Balkan Brass & Eastern Groove is a siiick dance party. Sooo much incredible music from a wide variety of places and styles, but it all fits together perfectly thanks to the efforts of DJ Baron von East-Infection. We’ll interview him in a second, but hit play on this jam (my favorite discovery from last month’s party) first:
Where’d you get your name?
Baron von East-Infection just fit. Friends in Kyiv, Ukraine suggested my DJ moniker be my last name with the word baron, as my last name sounded similar to a Dutch military officer. The east’s music is infectious, the music has a fury, Baron von East-Infection is chief officer spreading the infection!
How did you become interested in Balkan Brass and Eastern European music?
I used to be really into punk and at some point of growing more normal and listening to new things, Balkan Brass intrigued me. It has an energy, intensity and soul that is like nothing else. I liken the intensity to punk, it translated over seamlessly. In 2008, I was traveling in Eastern Europe and found myself at a music festival in Hungary where I saw Leningrad, Goran Bregovic and Kocani Orkestar. I was converted. The music was so deeply authentic, it had a romance that was contagious, infectious. In 2010 I moved to Ukraine to seek out this romanticism I had acquired, not to say that I found what I thought I was looking for, but I was wholly not disappointed.

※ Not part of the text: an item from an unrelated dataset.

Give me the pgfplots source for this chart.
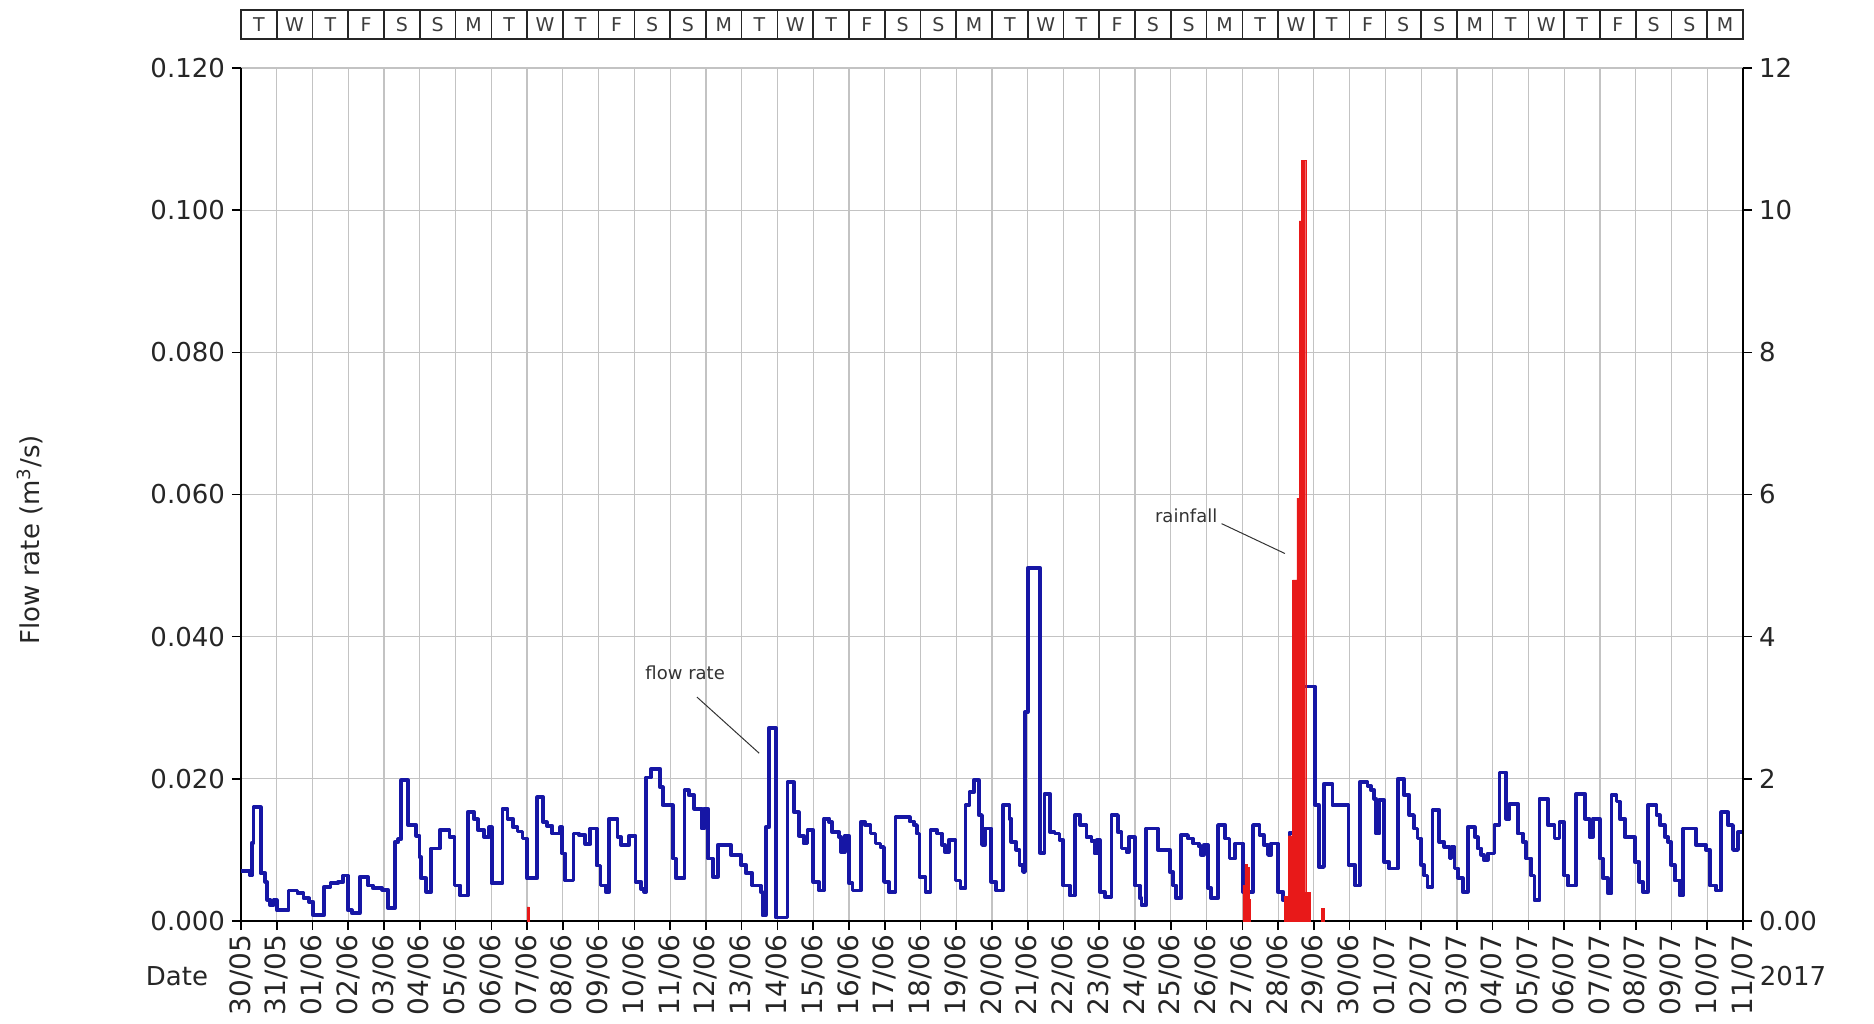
\documentclass[border=0pt]{standalone}
\usepackage{pgfplots}
\pgfplotsset{compat=1.18}
\usepackage{fontspec}
\setmainfont{DejaVu Sans}
\definecolor{flowblue}{RGB}{22,22,165}
\definecolor{rainred}{RGB}{232,25,25}
\definecolor{gridgray}{RGB}{195,195,195}
\definecolor{lettergray}{RGB}{60,60,60}

\begin{document}
\begin{tikzpicture}
\useasboundingbox (-120.5pt,-51pt) rectangle (816.5pt,460.5pt);
\begin{axis}[
  name=main, at={(0pt,0pt)}, anchor=south west,
  scale only axis, width=751pt, height=426.5pt,
  xmin=0, xmax=42, ymin=0, ymax=0.12,
  axis x line*=bottom, axis y line*=left,
  axis line style={line width=0.9pt, black},
  clip=false,
  tick align=outside,
  major tick length=4.5pt,
  tick style={black, line width=0.8pt},
  xmajorgrids, ymajorgrids,
  grid style={gridgray, line width=0.6pt},
  ytick={0,0.02,0.04,0.06,0.08,0.1,0.12},
  yticklabels={0.000,0.020,0.040,0.060,0.080,0.100,0.120},
  yticklabel style={font=\fontsize{13}{15}\selectfont, color=black!85},
  xtick={0,...,42},
  xticklabels={30/05,31/05,01/06,02/06,03/06,04/06,05/06,06/06,07/06,08/06,09/06,10/06,11/06,12/06,13/06,14/06,15/06,16/06,17/06,18/06,19/06,20/06,21/06,22/06,23/06,24/06,25/06,26/06,27/06,28/06,29/06,30/06,01/07,02/07,03/07,04/07,05/07,06/07,07/07,08/07,09/07,10/07,11/07},
  xticklabel style={rotate=90, anchor=east, font=\fontsize{14}{16}\selectfont, color=black!85, inner sep=2pt},
  /pgf/number format/assume math mode=true,
]
\addplot[const plot, flowblue, line width=1.9pt, line join=round] coordinates {
(0.00,0.0070) (0.26,0.0064) (0.30,0.0110) (0.35,0.0160) (0.55,0.0067) (0.68,0.0055)
(0.73,0.0030) (0.82,0.0022) (0.91,0.0029) (1.00,0.0015) (1.33,0.0043) (1.58,0.0039)
(1.75,0.0032) (1.90,0.0027) (2.02,0.0008) (2.32,0.0048) (2.50,0.0053) (2.72,0.0055)
(2.86,0.0064) (2.99,0.0015) (3.10,0.0011) (3.32,0.0062) (3.55,0.0050) (3.69,0.0046)
(3.95,0.0044) (4.11,0.0018) (4.30,0.0111) (4.40,0.0115) (4.48,0.0198) (4.67,0.0135)
(4.90,0.0120) (4.99,0.0090) (5.04,0.0060) (5.18,0.0041) (5.32,0.0102) (5.56,0.0128)
(5.83,0.0118) (5.97,0.0050) (6.13,0.0036) (6.34,0.0153) (6.52,0.0143) (6.63,0.0128)
(6.80,0.0118) (6.94,0.0132) (7.01,0.0053) (7.31,0.0158) (7.45,0.0144) (7.60,0.0132)
(7.73,0.0126) (7.87,0.0116) (7.99,0.0060) (8.28,0.0174) (8.45,0.0139) (8.55,0.0134)
(8.70,0.0123) (8.93,0.0132) (8.98,0.0095) (9.07,0.0057) (9.30,0.0123) (9.45,0.0121)
(9.63,0.0108) (9.77,0.0130) (9.95,0.0078) (10.05,0.0050) (10.20,0.0041) (10.30,0.0144)
(10.53,0.0118) (10.63,0.0107) (10.86,0.0120) (11.03,0.0055) (11.19,0.0045) (11.28,0.0041)
(11.33,0.0202) (11.47,0.0214) (11.72,0.0188) (11.79,0.0163) (12.07,0.0088) (12.16,0.0060)
(12.40,0.0184) (12.52,0.0177) (12.67,0.0158) (12.88,0.0130) (12.95,0.0158) (13.05,0.0088)
(13.19,0.0062) (13.33,0.0107) (13.70,0.0093) (13.98,0.0079) (14.12,0.0067) (14.30,0.0050)
(14.53,0.0041) (14.58,0.0008) (14.67,0.0132) (14.77,0.0272) (14.95,0.0005) (15.28,0.0195)
(15.47,0.0153) (15.60,0.0120) (15.74,0.0109) (15.84,0.0128) (16.00,0.0055) (16.16,0.0043)
(16.30,0.0144) (16.45,0.0139) (16.53,0.0125) (16.72,0.0118) (16.78,0.0097) (16.88,0.0120)
(17.00,0.0053) (17.10,0.0043) (17.33,0.0139) (17.45,0.0135) (17.60,0.0123) (17.74,0.0109)
(17.88,0.0104) (17.98,0.0055) (18.12,0.0041) (18.30,0.0146) (18.70,0.0140) (18.81,0.0135)
(18.90,0.0123) (18.97,0.0062) (19.14,0.0041) (19.28,0.0128) (19.47,0.0123) (19.60,0.0107)
(19.68,0.0097) (19.79,0.0114) (19.98,0.0057) (20.12,0.0046) (20.26,0.0163) (20.37,0.0181)
(20.49,0.0198) (20.63,0.0149) (20.72,0.0107) (20.80,0.0130) (20.98,0.0055) (21.12,0.0043)
(21.31,0.0163) (21.49,0.0144) (21.54,0.0111) (21.68,0.0100) (21.77,0.0079) (21.87,0.0069)
(21.92,0.0294) (22.00,0.0497) (22.34,0.0096) (22.47,0.0179) (22.62,0.0125) (22.75,0.0123)
(22.89,0.0114) (22.99,0.0050) (23.17,0.0036) (23.31,0.0149) (23.47,0.0135) (23.64,0.0118)
(23.78,0.0112) (23.87,0.0095) (23.93,0.0114) (24.01,0.0041) (24.15,0.0034) (24.34,0.0149)
(24.52,0.0125) (24.62,0.0102) (24.76,0.0097) (24.82,0.0118) (24.99,0.0050) (25.13,0.0032)
(25.18,0.0022) (25.31,0.0130) (25.64,0.0100) (25.97,0.0069) (26.06,0.0050) (26.15,0.0032)
(26.29,0.0121) (26.48,0.0116) (26.62,0.0109) (26.78,0.0105) (26.85,0.0093) (26.92,0.0107)
(27.04,0.0046) (27.13,0.0032) (27.32,0.0135) (27.52,0.0116) (27.64,0.0088) (27.80,0.0109)
(28.02,0.0041) (28.30,0.0135) (28.48,0.0121) (28.60,0.0107) (28.72,0.0093) (28.81,0.0109)
(28.99,0.0041) (29.14,0.0029) (29.23,0.0025) (29.32,0.0124) (29.50,0.0330) (30.03,0.0163)
(30.14,0.0076) (30.28,0.0193) (30.52,0.0163) (30.97,0.0079) (31.15,0.0050) (31.28,0.0195)
(31.50,0.0190) (31.60,0.0184) (31.69,0.0172) (31.74,0.0123) (31.83,0.0170) (31.97,0.0083)
(32.11,0.0074) (32.35,0.0200) (32.52,0.0177) (32.67,0.0149) (32.80,0.0130) (32.90,0.0116)
(33.00,0.0079) (33.08,0.0064) (33.18,0.0048) (33.32,0.0156) (33.51,0.0111) (33.65,0.0104)
(33.79,0.0088) (33.85,0.0104) (33.93,0.0074) (34.04,0.0060) (34.16,0.0041) (34.30,0.0132)
(34.50,0.0118) (34.58,0.0102) (34.68,0.0093) (34.75,0.0086) (34.86,0.0095) (35.05,0.0135)
(35.19,0.0209) (35.38,0.0144) (35.47,0.0165) (35.70,0.0123) (35.84,0.0111) (35.94,0.0088)
(36.08,0.0064) (36.17,0.0029) (36.31,0.0172) (36.54,0.0135) (36.73,0.0116) (36.87,0.0139)
(37.00,0.0064) (37.10,0.0050) (37.34,0.0179) (37.58,0.0144) (37.71,0.0118) (37.80,0.0144)
(37.99,0.0088) (38.08,0.0060) (38.22,0.0039) (38.32,0.0177) (38.46,0.0168) (38.55,0.0144)
(38.69,0.0118) (38.97,0.0083) (39.10,0.0055) (39.20,0.0041) (39.34,0.0163) (39.58,0.0149)
(39.67,0.0135) (39.81,0.0118) (39.90,0.0111) (39.99,0.0079) (40.09,0.0057) (40.23,0.0036)
(40.32,0.0130) (40.69,0.0107) (40.97,0.0100) (41.07,0.0050) (41.25,0.0043) (41.39,0.0153)
(41.58,0.0135) (41.72,0.0100) (41.86,0.0125) (42.00,0.0125)
};
% annotations
\node[font=\fontsize{9}{10}\selectfont, color=black!80] at (axis cs:12.42,0.0349) {flow rate};
\draw[black!80, line width=0.5pt] (axis cs:12.75,0.0315) -- (axis cs:14.49,0.0236);
\node[font=\fontsize{9}{10}\selectfont, color=black!80] at (axis cs:26.43,0.0570) {rainfall};
\draw[black!80, line width=0.5pt] (axis cs:27.42,0.0559) -- (axis cs:29.19,0.0517);
% outer labels
\node[rotate=90, font=\fontsize{13}{15}\selectfont, color=black!85] at (rel axis cs:-0.1405,0.447) {Flow rate (m\textsuperscript{3}/s)};
\node[font=\fontsize{13}{15}\selectfont, color=black!85] at (rel axis cs:-0.0426,-0.0645) {Date};
\node[font=\fontsize{13}{15}\selectfont, color=black!85] at (rel axis cs:1.0333,-0.0645) {2017};
% day strip
\draw[line width=0.8pt, black!85] (axis cs:0,0.12408) rectangle (axis cs:42,0.12816);
\pgfplotsinvokeforeach{1,...,41}{
  \draw[line width=0.8pt, black!85] (axis cs:#1,0.12408) -- (axis cs:#1,0.12816);
}
\pgfplotsinvokeforeach{0,...,41}{
  \node[font=\fontsize{9.5}{10}\selectfont, color=lettergray, inner sep=0pt] at (axis cs:#1.5,0.12612) {\pgfmathtruncatemacro\k{mod(#1,7)}\ifcase\k T\or W\or T\or F\or S\or S\or M\fi};
}
\end{axis}

\begin{axis}[
  at={(0pt,0pt)}, anchor=south west,
  scale only axis, width=751pt, height=426.5pt,
  xmin=0, xmax=42, ymin=0, ymax=12,
  axis y line*=right, axis x line=none,
  axis line style={line width=0.9pt, black},
  tick align=outside,
  major tick length=4.5pt,
  tick style={black, line width=0.8pt},
  ytick={0,2,4,6,8,10,12},
  yticklabels={0.00,2,4,6,8,10,12},
  yticklabel style={font=\fontsize{13}{15}\selectfont, color=black!85},
]
\addplot[ybar, bar width=0.065, bar shift=0pt, fill=rainred, draw=rainred, line width=0.2pt] coordinates {
(8.03,0.2)
(28.05,0.5) (28.10,0.8) (28.15,0.75) (28.20,0.3)
(29.20,0.35) (29.25,0.35) (29.32,1.2) (29.38,1.2) (29.44,4.8) (29.50,4.8) (29.56,5.95)
(29.62,9.85) (29.68,10.7) (29.74,10.7) (29.80,0.4) (29.86,0.4)
(30.25,0.18)
};
\end{axis}
\end{tikzpicture}
\end{document}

What was your experience there like?
It was incredible. I got hit on by this punk-looking guy during my first week there, I didn’t know anyone, within five minutes we had bonded over Black Sabbath, Slavoj Zizek and Ukrainian Girls. I moved in with him the next day for $125 a month and we shared a his flat for six months. I dated a super hot model and got a job teaching English. I got really lucky when I tapped into the underground scene there. It’s nuts, they party harder than anyone else I’ve ever seen. There’s a kind of nihilism towards the new democracy, it’s super corrupt, everything’s sort of fucked “so lets just drink a lot of vodka; пей, даваи!” I fell in love.
And what brought you back to San Francisco?
After two years of living the dream, my liver and lungs felt broken, I craved stability and security; cops that would yell at me in a language I understood. I was always broke, there were visa issues, once I got kicked out. In short: superficial bullshit.
How do you pitch your show to the uninitiated?
The best part of every show is when someone approaches me and says “This shit is incredible! And I’ve never heard any of it.” Expect to hear exotic sounds that will move you. Get super drunk on a weeknight, lower you inhibitions and let the music guide you on an far-out journey of an evening. People, mostly commonly white people don’t have much know-how in how to groove to this stuff so they usually pogo and flail their arms like apes, that behavior is welcome folks! Just drink a bunch and have a good time is all we request.
Your flyers are always awesome. Can you tell us more about this month’s?
The flyer for the show at the Elbo Room is one of my favorites. It’s a collage of a bunch of pictures I took while traveling in Eastern Europe and some others I gathered. There’s some dirty things written in russian like “first time, you’re not a faggot…” There’s a pair of tits pasted on a teenage boy, and his friends dancing, a photo I took in Baia Mare, Romania. There’s a man on a haystack on a horse, a picture I took while hitch hiking in Transylvania, Romania. There’s some Romanian villagers near a horse, a babushka drinking vodka, an insistent russian man telling you to drink. We love all people in all forms, it’s a celebration of life, “c’mon to dance, baby!”
The show is called “Balkan Brass & Eastern Groove.” The first part seems self-explanatory but what exactly do you mean by Eastern Groove?
The first part covers the main theme, but I didn’t want to just play high-energy Brass music from the Balkans. The Eastern Groove allows for an eclectic mix of weird ‘eastern’ stuff that includes but is not limited to: Soviet new-wave, Turkish Psyche & Disko, Bollywood jazz & funk, Eastern European Rap & Hip Hop, Russian Ska, Blatnaya Pesnya, Punk & a bunch of weird music from the former Yugoslavia and Soviet Union. Hell, I might even just play a Wu Tang song for fun.
Thanks! See you Tuesday!
Yes, come say hi/ привет, если ты можете! I’ll be the one with the flamboyant dance moves in the tracksuit, slaying the Balkan fury and DJing. If you like it, I’d like to meet you, see you there!
Awesome interview, and I’ll be coming on Tuesday night.
One thing though…the Russian at the end should say “привет, если вы можете”.
ты is the colloquial singular form, вы is the plural and/or formal form that fits with можете.
White people don’t know how to “groove” to music from eastern europe? Eastern europe is populated almost entirely with white people. I don’t understand. Maybe it’s time for white people to retire this phrase “white people.”